**Exercise:** Every line from the start of the entries up to and including the one bearing "const noteLines = ['55" must be printed verbatim, without the pictures.

===== Working data

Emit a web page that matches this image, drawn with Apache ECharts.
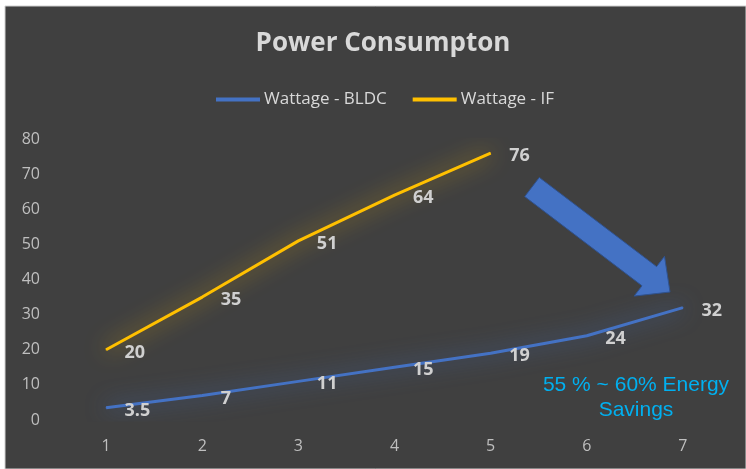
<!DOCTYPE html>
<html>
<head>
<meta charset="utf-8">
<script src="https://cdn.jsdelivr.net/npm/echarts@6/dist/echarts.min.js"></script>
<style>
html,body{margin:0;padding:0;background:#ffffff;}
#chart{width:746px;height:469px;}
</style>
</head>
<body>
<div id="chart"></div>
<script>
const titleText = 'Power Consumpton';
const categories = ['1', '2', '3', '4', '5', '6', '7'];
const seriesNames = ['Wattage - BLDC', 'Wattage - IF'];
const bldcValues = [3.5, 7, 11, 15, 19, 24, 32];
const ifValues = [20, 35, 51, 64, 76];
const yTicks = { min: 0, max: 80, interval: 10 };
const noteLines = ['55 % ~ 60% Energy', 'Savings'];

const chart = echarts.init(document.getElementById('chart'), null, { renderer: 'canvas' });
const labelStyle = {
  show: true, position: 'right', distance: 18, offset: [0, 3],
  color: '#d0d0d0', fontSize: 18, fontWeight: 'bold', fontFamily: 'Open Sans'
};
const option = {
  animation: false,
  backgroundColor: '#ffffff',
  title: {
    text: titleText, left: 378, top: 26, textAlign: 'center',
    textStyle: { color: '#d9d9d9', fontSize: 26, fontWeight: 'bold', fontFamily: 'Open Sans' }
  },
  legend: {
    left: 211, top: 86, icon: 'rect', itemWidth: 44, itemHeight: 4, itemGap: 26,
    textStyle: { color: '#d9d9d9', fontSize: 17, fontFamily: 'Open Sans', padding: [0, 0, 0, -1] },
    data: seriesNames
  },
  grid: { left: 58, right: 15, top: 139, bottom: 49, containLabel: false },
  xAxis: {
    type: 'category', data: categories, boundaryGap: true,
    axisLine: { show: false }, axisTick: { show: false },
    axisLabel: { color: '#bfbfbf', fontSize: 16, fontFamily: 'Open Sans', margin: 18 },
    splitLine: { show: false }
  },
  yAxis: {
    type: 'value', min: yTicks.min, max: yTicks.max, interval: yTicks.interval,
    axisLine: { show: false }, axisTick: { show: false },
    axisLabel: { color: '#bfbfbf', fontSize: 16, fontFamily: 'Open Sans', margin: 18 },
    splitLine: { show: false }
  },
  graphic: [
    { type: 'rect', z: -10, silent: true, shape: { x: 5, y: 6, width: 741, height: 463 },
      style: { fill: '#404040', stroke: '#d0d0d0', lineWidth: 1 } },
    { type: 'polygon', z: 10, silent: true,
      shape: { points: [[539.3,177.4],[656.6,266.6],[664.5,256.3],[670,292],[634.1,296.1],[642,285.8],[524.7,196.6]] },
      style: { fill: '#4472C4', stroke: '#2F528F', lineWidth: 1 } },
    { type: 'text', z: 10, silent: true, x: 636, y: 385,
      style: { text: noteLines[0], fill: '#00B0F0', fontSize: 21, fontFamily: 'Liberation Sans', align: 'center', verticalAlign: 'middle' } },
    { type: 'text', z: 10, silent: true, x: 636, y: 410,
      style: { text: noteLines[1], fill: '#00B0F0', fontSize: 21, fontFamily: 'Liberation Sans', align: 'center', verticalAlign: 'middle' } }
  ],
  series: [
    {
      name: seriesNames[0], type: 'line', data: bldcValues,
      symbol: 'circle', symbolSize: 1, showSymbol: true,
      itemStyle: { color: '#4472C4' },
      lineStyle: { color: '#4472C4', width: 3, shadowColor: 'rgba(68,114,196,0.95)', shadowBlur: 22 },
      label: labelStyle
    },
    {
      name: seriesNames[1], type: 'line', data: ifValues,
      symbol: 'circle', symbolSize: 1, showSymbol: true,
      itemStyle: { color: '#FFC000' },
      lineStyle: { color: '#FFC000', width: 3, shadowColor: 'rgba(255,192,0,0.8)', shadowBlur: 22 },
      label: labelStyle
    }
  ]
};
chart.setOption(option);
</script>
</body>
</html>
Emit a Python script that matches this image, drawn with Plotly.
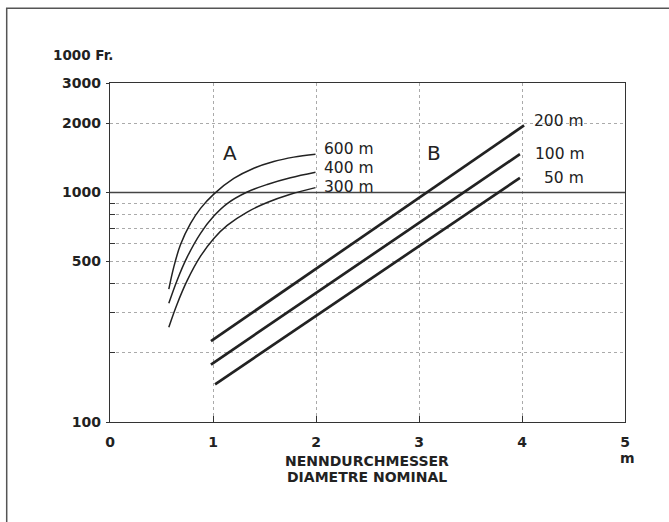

==========

**Result below:**
Emit a web page that matches this image, drawn with Apache ECharts.
<!DOCTYPE html>
<html>
<head>
<meta charset="utf-8">
<script src="https://cdn.jsdelivr.net/npm/echarts@6/dist/echarts.min.js"></script>
<style>
html,body{margin:0;padding:0;background:#ffffff;}
#chart{width:746px;height:469px;}
</style>
</head>
<body>
<div id="chart"></div>
<script>
const titleText = 'Power Consumpton';
const categories = ['1', '2', '3', '4', '5', '6', '7'];
const seriesNames = ['Wattage - BLDC', 'Wattage - IF'];
const bldcValues = [3.5, 7, 11, 15, 19, 24, 32];
const ifValues = [20, 35, 51, 64, 76];
const yTicks = { min: 0, max: 80, interval: 10 };
const noteLines = ['55 % ~ 60% Energy', 'Savings'];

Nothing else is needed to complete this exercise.